In Kinder tuminana this week, I have been reminded of the wonderful process by which emergent writers become more adept at transferring their thoughts to paper.
The realization that what they are putting on paper conveys meaning to someone else is a powerful moment to be a part of.
I have a Dad in Kinder tuminana who has wallpapered his shed, pictured below right, with his daughter’s paintings as they tell the story of her first weeks in Kindergarten doing her favourite thing - painting. The fact her paintings are displayed shows the importance of them to her family and her learning and she has an important message to convey.
I have long been an advocate of drawing as a first step in the writing process. Every child can draw every day using a variety of materials.... the important step is what we do with it once they have completed it.
As the example of this father shows, displaying and discussing our children’s attempts at drawing, mark making (or early approximations of letters) and writing ensures they begin to see the importance of the activity.

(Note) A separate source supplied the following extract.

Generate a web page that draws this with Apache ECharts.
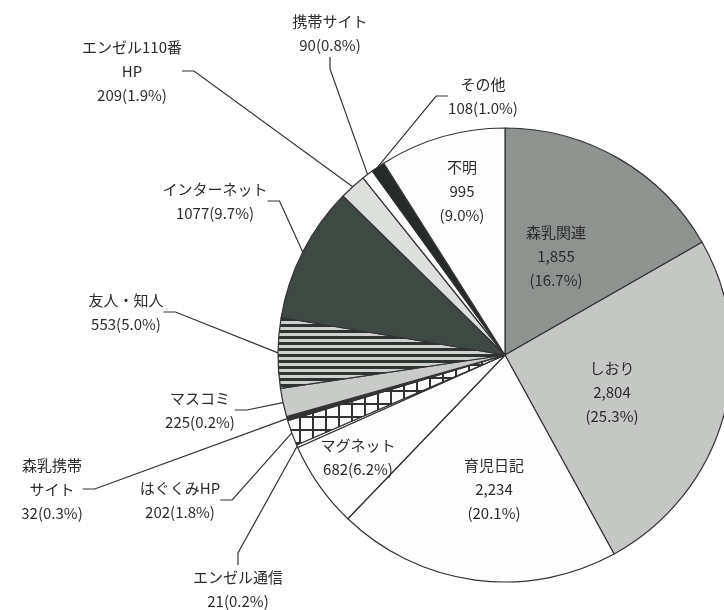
<!DOCTYPE html>
<html>
<head>
<meta charset="utf-8">
<script src="https://cdn.jsdelivr.net/npm/echarts@6/dist/echarts.min.js"></script>
<style>
  html, body { margin: 0; padding: 0; background: #fff; }
  #chart { width: 724px; height: 610px; }
</style>
</head>
<body>
<div id="chart"></div>
<script>
// slices, clockwise from 12 o'clock
const names = ['森乳関連', 'しおり', '育児日記', 'マグネット', 'エンゼル通信', 'はぐくみHP',
  '森乳携帯サイト', 'マスコミ', '友人・知人', 'インターネット', 'エンゼル110番HP',
  '携帯サイト', 'その他', '不明'];
const counts = [1855, 2804, 2234, 682, 21, 202, 32, 225, 553, 1077, 209, 90, 108, 995];
// percentages as printed on the chart
const pcts = ['16.7', '25.3', '20.1', '6.2', '0.2', '1.8', '0.3', '0.2', '5.0', '9.7', '1.9', '0.8', '1.0', '9.0'];

const $chart = document.getElementById('chart');
const chart = echarts.init($chart, null, { renderer: 'canvas' });

const makePattern = (w, h, draw) => {
  const c = document.createElement('canvas');
  c.width = w; c.height = h;
  draw(c.getContext('2d'));
  return { image: c, repeat: 'repeat' };
};
const stripes = makePattern(8, 6, ctx => {
  ctx.fillStyle = '#cfd1ce'; ctx.fillRect(0, 0, 8, 6);
  ctx.fillStyle = '#2e3430'; ctx.fillRect(0, 0, 8, 3);
});
const grid = makePattern(13, 13, ctx => {
  ctx.fillStyle = '#fbfbfb'; ctx.fillRect(0, 0, 13, 13);
  ctx.fillStyle = '#333'; ctx.fillRect(0, 0, 13, 2); ctx.fillRect(0, 0, 2, 13);
});

const fills = {
  '森乳関連': '#8f938f', 'しおり': '#c4c7c3', '育児日記': '#fdfdfd', 'マグネット': '#fdfdfd',
  'エンゼル通信': '#fdfdfd', 'はぐくみHP': grid, '森乳携帯サイト': '#333', 'マスコミ': '#c8cbc7',
  '友人・知人': stripes, 'インターネット': '#3e4944', 'エンゼル110番HP': '#dcdfdb',
  '携帯サイト': '#fdfdfd', 'その他': '#262a28', '不明': '#fdfdfd'
};

const inside = ['森乳関連', 'しおり', '育児日記', 'マグネット', '不明'];

const labelText = i => {
  const n = names[i], v = counts[i], p = pcts[i];
  const big = v.toLocaleString('en-US');
  switch (n) {
    case 'マグネット': return n + '\n' + v + '(' + p + '%)';
    case 'エンゼル110番HP': return 'エンゼル110番\nHP\n' + v + '(' + p + '%)';
    case '森乳携帯サイト': return '森乳携帯\nサイト\n' + v + '(' + p + '%)';
    default:
      return inside.includes(n) ? n + '\n' + big + '\n(' + p + '%)' : n + '\n' + v + '(' + p + '%)';
  }
};

// label centres (layout only)
const labelPos = {
  '森乳関連': [556, 256], 'しおり': [612, 392], '育児日記': [494, 489], 'マグネット': [358, 457],
  '不明': [462, 191], '携帯サイト': [330, 33], 'エンゼル110番HP': [132, 71], 'その他': [483, 96],
  'インターネット': [215, 201], '友人・知人': [126, 312], 'マスコミ': [200, 410],
  '森乳携帯サイト': [52, 489], 'はぐくみHP': [180, 500], 'エンゼル通信': [238, 589]
};

const data = names.map((n, i) => ({
  name: n,
  value: counts[i],
  itemStyle: { color: fills[n] },
  label: { position: inside.includes(n) ? 'inside' : 'outside' },
  labelLine: { show: !inside.includes(n) }
}));

chart.setOption({
  animation: false,
  series: [
    {
      type: 'pie',
      center: [505, 355],
      radius: 227,
      startAngle: 90,
      clockwise: true,
      avoidLabelOverlap: false,
      itemStyle: { borderColor: '#333', borderWidth: 1.2 },
      emphasis: { disabled: true },
      label: {
        formatter: p => labelText(p.dataIndex),
        fontFamily: 'Noto Sans CJK JP',
        fontSize: 15,
        lineHeight: 24,
        color: '#2b2b2b',
        align: 'center'
      },
      labelLine: {
        length: 14,
        length2: 12,
        lineStyle: { color: '#333', width: 1.2 }
      },
      labelLayout: params => {
        const p = labelPos[names[params.dataIndex]];
        return { x: p[0], y: p[1], align: 'center', verticalAlign: 'middle' };
      },
      data: data
    }
  ]
});
</script>
</body>
</html>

Writing is a complex interaction of cognitive and physical factors involving the hand, eye, and both sides of the brain therefore learning to write cannot be separated into just one lesson. It is the culmination of many factors in early childhood and while children’s experiences with print prior to school will be varied, most children come to school with the ability to talk, play, tell stories and draw.
This is the starting point for writing development in the Early Years classrooms. Modelled and shared writing experiences are prominent in each classroom and lead our children into the writing process with scaffolded support and structure.
There are links between reading, writing and spelling that are not always explicit. Making these obvious to our students helps capitalize on their development prior to attending school. Associate Professor Noella Mackenzie from Curtin University, recently conducted a study whereby she asked teachers to change their writing program to focus on drawing for the first part of the year for the students first full year at school.
Her findings overwhelmingly supported the use of drawing and mark making as an introduction to helping young students develop confidence in becoming writers during their first years at school.
She also identified the importance of the teachers role in supporting students to explore, experiment and document their days through drawing and exploratory writing such as marks, random letters, initial sounds and invented spelling.
Classroom programs varied with the one common element being the emphasis on drawing as part of the writing program. However, the findings confirm that drawing is an important personal means of expression which ‘when used with confidence, ease and enjoyment, allows for a confident and prolific flow of ideas’ and that what the teacher prioritises does make a difference to student learning opportunities.
In the Early Years we encourage and value drawing, to can build a bridge between children’s prior-to-school experiences, a current system of meaning making and the new system of writing. In this way writing links with drawing as a parallel means of meaning making rather than a replacement for the drawing and talking they already do so well when they arrive at school.
As can be seen from the above photos children develop at different times throughout the year in every class. The range of development in Kinder and Prep is immense and scaffolded to support every child in their endeavor to become independent writers.